No. 14-0685/AF. U.S. v. Wilber J. McIntosh, Jr. CCA 37977. On consideration of the petition for grant of review of the decision of the United States Air Force Court of Criminal Appeals, it is ordered that said petition is hereby granted on the following issue:


Briefs will be filed under Rule 25.

The AFCCA heard oral argument in this case (audio available here). It considered and rejected the issue granted review by CAAF in an unpublished opinion available here. It also denied a petition for reconsideration en banc (order available here).
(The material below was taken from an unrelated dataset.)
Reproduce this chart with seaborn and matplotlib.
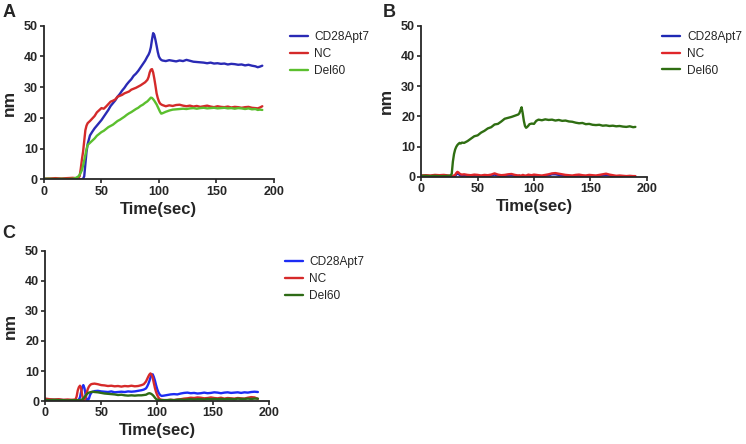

The daily journal also shows this order in the certified Air Force case of United States v. Bowser, No. 15-0289/AF (CAAFlog case page), our #10 military justice story of 2014:

No. 15-0289/AF. U.S., Appellant v. Roy A. Bowser, Appellee. CCA 2014-08. On consideration of the certificate for review and Appellant’s brief in support of the certified issues, dated January 5, 2015, under C.A.A.F. R. 15(a), and MODEL RULES OF PROF’L CONDUCT R. 3.3(a)(2) adopted therein, we find they fail to address United States v. Vargas, 74 M.J. 1 (C.A.A.F. 2014), and United States v. Browers, 20 M.J. 356 (C.M.A. 1985) as possible controlling or adverse authority. Appellate courts can and should require re-briefing to address deficiencies. See Passmore v. Estell, 607 F.2d 662, 664 (5th Cir. 1979), cert. denied, 446 U.S. 937 (1980). Accordingly, it is ordered that, within 10 days of the date of this Order, Appellant will file an amended brief addressing the deficiency noted. No extensions of time will be granted.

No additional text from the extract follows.